Record list:
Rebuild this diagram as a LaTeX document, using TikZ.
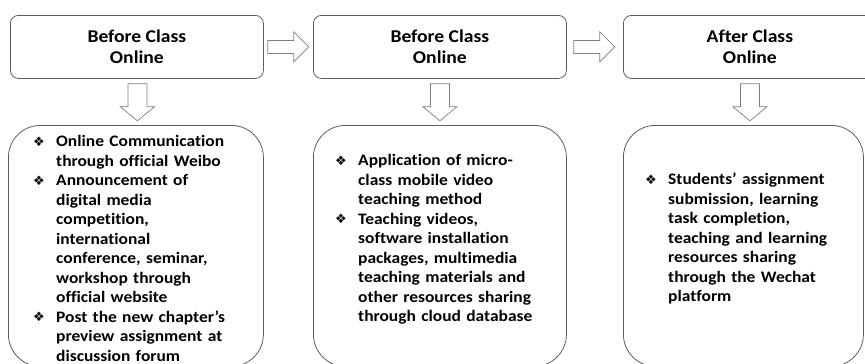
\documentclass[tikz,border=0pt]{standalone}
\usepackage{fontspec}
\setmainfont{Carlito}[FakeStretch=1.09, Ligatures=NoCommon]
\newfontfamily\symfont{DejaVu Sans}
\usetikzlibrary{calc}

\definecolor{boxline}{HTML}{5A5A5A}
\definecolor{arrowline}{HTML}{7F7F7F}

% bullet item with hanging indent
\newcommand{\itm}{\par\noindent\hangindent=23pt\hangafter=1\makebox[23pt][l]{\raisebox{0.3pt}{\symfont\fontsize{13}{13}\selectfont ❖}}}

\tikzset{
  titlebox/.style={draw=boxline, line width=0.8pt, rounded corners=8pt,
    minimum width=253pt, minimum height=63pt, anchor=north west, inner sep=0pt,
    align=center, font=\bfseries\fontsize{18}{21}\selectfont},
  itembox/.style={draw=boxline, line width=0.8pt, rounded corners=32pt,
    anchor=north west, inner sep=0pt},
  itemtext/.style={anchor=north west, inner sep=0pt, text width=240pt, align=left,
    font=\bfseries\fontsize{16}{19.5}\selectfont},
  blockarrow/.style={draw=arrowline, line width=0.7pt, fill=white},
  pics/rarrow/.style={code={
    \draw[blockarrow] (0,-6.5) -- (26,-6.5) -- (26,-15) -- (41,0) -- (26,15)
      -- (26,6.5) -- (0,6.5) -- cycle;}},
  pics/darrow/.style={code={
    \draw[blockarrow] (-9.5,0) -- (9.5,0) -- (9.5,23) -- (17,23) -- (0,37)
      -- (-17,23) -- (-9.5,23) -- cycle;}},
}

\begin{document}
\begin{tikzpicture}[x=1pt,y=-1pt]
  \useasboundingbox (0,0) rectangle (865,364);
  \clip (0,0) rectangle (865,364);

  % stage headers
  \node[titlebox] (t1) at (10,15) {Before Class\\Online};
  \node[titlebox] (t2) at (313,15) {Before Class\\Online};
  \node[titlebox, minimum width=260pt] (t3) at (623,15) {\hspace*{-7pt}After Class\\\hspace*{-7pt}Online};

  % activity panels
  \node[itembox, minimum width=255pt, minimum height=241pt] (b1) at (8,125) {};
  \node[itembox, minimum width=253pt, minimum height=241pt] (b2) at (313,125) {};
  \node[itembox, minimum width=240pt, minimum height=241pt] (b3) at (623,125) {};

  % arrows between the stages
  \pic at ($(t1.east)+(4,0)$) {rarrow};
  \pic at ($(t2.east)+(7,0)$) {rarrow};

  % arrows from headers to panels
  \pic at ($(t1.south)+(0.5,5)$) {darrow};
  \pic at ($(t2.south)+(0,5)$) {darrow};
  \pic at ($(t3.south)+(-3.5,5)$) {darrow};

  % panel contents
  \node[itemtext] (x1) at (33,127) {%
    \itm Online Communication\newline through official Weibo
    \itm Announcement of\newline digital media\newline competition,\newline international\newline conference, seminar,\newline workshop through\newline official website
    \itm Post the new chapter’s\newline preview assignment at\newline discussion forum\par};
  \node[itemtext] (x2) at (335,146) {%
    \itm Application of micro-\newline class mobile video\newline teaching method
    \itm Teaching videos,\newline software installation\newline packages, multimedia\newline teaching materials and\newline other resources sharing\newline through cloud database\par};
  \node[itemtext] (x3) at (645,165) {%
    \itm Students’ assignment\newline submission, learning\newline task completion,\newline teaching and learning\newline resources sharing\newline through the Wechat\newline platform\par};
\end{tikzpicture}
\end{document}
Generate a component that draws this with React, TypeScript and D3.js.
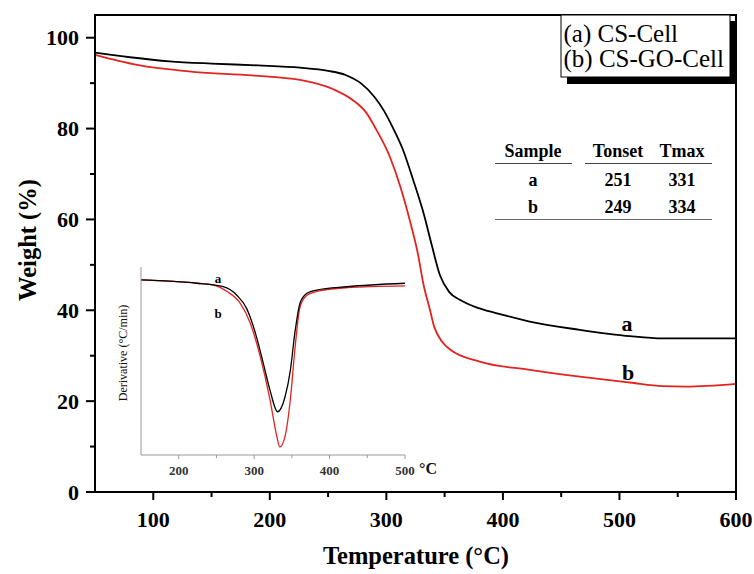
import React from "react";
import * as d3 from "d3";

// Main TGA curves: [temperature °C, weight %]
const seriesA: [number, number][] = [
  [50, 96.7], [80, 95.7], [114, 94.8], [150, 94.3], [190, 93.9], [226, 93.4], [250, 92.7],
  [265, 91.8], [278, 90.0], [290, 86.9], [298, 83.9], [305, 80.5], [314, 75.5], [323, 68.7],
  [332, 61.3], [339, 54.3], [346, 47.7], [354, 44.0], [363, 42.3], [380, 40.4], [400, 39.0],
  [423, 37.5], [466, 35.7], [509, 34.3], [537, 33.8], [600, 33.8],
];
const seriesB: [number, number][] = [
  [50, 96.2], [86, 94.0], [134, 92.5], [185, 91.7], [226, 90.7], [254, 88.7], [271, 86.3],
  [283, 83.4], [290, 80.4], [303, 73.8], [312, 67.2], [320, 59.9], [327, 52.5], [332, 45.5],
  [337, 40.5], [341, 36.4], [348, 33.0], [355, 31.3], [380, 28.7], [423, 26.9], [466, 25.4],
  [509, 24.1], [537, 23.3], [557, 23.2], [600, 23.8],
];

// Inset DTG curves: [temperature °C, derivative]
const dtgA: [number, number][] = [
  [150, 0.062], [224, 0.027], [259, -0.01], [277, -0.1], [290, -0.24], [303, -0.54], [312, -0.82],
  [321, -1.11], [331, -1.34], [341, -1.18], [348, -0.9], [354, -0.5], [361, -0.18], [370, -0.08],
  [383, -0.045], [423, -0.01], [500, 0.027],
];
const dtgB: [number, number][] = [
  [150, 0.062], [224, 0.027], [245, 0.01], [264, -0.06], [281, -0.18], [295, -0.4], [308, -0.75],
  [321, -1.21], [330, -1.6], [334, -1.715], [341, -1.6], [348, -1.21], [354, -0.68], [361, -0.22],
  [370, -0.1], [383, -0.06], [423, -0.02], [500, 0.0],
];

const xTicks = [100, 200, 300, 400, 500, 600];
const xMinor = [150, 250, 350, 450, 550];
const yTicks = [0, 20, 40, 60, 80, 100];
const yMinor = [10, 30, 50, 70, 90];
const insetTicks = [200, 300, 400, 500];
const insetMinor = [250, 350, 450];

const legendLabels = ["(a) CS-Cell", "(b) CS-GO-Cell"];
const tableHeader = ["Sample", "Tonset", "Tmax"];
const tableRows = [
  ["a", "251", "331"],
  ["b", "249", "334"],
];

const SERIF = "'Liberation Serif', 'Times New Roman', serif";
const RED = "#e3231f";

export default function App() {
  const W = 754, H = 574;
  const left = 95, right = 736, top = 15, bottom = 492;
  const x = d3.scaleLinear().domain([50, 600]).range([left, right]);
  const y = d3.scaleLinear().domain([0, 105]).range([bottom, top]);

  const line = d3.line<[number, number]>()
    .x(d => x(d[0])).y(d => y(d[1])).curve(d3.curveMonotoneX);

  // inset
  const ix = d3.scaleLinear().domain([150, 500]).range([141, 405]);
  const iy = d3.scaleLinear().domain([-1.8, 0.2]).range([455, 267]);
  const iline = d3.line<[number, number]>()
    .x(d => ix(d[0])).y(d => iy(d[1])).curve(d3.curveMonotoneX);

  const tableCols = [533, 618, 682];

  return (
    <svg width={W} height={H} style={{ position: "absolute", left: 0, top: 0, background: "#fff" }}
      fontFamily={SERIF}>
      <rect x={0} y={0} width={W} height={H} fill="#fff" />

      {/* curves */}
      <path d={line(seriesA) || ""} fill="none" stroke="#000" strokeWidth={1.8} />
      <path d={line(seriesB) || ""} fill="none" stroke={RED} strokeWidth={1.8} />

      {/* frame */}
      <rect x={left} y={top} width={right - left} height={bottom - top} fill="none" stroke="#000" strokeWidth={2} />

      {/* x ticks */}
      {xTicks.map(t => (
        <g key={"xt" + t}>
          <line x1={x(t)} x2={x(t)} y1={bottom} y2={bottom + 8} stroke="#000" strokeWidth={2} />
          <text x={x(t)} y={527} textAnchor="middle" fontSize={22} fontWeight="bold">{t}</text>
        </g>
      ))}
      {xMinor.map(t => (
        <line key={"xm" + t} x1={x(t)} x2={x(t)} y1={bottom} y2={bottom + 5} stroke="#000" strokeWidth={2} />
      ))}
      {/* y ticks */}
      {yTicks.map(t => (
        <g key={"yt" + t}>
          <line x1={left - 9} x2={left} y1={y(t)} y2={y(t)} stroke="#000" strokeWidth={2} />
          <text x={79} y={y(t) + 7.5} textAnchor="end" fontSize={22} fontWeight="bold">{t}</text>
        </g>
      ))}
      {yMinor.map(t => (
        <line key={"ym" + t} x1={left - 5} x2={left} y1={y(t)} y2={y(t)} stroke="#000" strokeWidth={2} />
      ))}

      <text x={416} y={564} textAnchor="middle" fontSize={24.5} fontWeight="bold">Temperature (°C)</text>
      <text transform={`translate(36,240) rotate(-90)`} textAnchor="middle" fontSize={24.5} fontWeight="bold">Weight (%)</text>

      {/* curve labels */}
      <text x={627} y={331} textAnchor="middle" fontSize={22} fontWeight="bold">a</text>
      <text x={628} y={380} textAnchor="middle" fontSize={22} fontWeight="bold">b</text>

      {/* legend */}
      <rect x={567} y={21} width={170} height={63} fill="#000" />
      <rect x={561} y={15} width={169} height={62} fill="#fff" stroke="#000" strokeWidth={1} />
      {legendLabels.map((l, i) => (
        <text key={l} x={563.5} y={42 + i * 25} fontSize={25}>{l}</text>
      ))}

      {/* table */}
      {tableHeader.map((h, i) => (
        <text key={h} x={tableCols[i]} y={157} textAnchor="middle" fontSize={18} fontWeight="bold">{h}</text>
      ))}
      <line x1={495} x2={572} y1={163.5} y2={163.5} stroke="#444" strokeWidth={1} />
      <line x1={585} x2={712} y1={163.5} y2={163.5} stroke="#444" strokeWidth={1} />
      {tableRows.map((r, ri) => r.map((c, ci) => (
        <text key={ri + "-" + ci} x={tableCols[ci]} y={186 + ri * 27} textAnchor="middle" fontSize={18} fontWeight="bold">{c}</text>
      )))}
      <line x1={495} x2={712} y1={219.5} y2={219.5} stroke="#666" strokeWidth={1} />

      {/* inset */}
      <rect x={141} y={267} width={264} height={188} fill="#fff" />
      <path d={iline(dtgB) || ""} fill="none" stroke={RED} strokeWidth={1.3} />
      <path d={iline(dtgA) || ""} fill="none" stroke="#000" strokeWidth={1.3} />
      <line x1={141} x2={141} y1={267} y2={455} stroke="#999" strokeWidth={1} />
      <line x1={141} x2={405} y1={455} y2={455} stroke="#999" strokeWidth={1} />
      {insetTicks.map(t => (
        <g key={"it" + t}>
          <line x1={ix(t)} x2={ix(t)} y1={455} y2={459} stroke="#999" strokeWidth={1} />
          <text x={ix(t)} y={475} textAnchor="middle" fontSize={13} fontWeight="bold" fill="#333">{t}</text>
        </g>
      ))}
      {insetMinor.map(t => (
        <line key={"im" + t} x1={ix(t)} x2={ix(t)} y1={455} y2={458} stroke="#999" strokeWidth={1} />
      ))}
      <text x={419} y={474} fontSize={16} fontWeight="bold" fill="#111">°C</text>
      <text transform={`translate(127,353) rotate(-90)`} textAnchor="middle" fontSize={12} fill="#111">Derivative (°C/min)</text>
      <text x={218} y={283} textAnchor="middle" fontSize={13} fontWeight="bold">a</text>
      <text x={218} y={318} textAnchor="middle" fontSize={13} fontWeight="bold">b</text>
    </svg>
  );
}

Written exercise: Look above for the line with "Generate a component" and the line with "import * as", then copy exactly the lines from the first through the second, both kept, with no pictures.

Answer below:
Generate a component that draws this with React, TypeScript and D3.js.
import React from "react";
import * as d3 from "d3";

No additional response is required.